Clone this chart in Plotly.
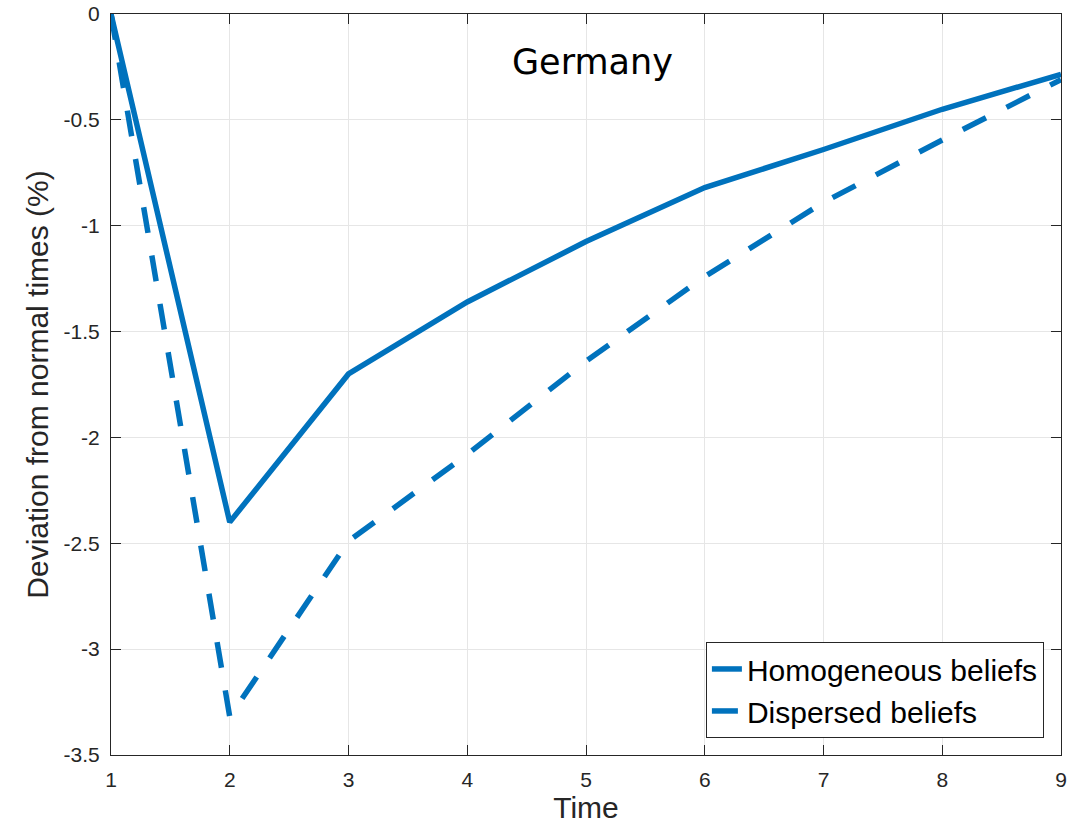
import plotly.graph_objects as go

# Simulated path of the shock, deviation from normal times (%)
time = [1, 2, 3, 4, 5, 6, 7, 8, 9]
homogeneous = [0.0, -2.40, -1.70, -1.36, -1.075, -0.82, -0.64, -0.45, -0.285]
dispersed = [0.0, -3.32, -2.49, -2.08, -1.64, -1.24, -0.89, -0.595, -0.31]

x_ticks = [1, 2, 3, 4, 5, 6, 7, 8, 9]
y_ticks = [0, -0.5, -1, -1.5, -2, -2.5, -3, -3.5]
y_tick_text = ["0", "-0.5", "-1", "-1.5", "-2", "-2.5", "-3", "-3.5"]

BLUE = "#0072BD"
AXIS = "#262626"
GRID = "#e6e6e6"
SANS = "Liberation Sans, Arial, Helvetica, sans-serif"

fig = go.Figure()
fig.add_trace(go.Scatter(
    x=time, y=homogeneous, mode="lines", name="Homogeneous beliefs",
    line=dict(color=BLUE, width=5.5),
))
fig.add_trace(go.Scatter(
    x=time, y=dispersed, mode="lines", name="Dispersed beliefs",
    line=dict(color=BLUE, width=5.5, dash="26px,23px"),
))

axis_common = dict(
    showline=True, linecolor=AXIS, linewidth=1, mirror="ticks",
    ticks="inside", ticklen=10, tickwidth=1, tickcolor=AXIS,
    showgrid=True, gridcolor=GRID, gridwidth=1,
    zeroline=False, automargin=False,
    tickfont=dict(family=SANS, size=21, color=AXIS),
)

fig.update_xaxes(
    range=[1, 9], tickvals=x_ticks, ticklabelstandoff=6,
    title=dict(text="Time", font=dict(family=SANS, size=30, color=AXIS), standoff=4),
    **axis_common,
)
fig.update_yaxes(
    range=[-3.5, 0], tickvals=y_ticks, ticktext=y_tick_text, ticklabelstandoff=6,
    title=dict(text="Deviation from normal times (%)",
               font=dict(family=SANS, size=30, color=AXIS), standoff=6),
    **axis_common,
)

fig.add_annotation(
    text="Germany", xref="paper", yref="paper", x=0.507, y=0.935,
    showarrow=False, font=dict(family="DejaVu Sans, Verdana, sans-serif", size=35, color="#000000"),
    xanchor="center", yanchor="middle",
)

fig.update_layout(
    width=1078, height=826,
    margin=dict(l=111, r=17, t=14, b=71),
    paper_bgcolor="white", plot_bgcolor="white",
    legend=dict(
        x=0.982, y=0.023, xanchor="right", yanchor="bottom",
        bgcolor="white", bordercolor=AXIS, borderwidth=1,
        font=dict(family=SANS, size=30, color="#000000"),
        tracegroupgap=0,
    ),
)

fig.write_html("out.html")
★ ★ ★ ★
Write out the listing above exactly as it stands, pictures excluded.

Clone this chart in Plotly.
import plotly.graph_objects as go

# Simulated path of the shock, deviation from normal times (%)
time = [1, 2, 3, 4, 5, 6, 7, 8, 9]
homogeneous = [0.0, -2.40, -1.70, -1.36, -1.075, -0.82, -0.64, -0.45, -0.285]
dispersed = [0.0, -3.32, -2.49, -2.08, -1.64, -1.24, -0.89, -0.595, -0.31]

x_ticks = [1, 2, 3, 4, 5, 6, 7, 8, 9]
y_ticks = [0, -0.5, -1, -1.5, -2, -2.5, -3, -3.5]
y_tick_text = ["0", "-0.5", "-1", "-1.5", "-2", "-2.5", "-3", "-3.5"]

BLUE = "#0072BD"
AXIS = "#262626"
GRID = "#e6e6e6"
SANS = "Liberation Sans, Arial, Helvetica, sans-serif"

fig = go.Figure()
fig.add_trace(go.Scatter(
    x=time, y=homogeneous, mode="lines", name="Homogeneous beliefs",
    line=dict(color=BLUE, width=5.5),
))
fig.add_trace(go.Scatter(
    x=time, y=dispersed, mode="lines", name="Dispersed beliefs",
    line=dict(color=BLUE, width=5.5, dash="26px,23px"),
))

axis_common = dict(
    showline=True, linecolor=AXIS, linewidth=1, mirror="ticks",
    ticks="inside", ticklen=10, tickwidth=1, tickcolor=AXIS,
    showgrid=True, gridcolor=GRID, gridwidth=1,
    zeroline=False, automargin=False,
    tickfont=dict(family=SANS, size=21, color=AXIS),
)

fig.update_xaxes(
    range=[1, 9], tickvals=x_ticks, ticklabelstandoff=6,
    title=dict(text="Time", font=dict(family=SANS, size=30, color=AXIS), standoff=4),
    **axis_common,
)
fig.update_yaxes(
    range=[-3.5, 0], tickvals=y_ticks, ticktext=y_tick_text, ticklabelstandoff=6,
    title=dict(text="Deviation from normal times (%)",
               font=dict(family=SANS, size=30, color=AXIS), standoff=6),
    **axis_common,
)

fig.add_annotation(
    text="Germany", xref="paper", yref="paper", x=0.507, y=0.935,
    showarrow=False, font=dict(family="DejaVu Sans, Verdana, sans-serif", size=35, color="#000000"),
    xanchor="center", yanchor="middle",
)

fig.update_layout(
    width=1078, height=826,
    margin=dict(l=111, r=17, t=14, b=71),
    paper_bgcolor="white", plot_bgcolor="white",
    legend=dict(
        x=0.982, y=0.023, xanchor="right", yanchor="bottom",
        bgcolor="white", bordercolor=AXIS, borderwidth=1,
        font=dict(family=SANS, size=30, color="#000000"),
        tracegroupgap=0,
    ),
)

fig.write_html("out.html")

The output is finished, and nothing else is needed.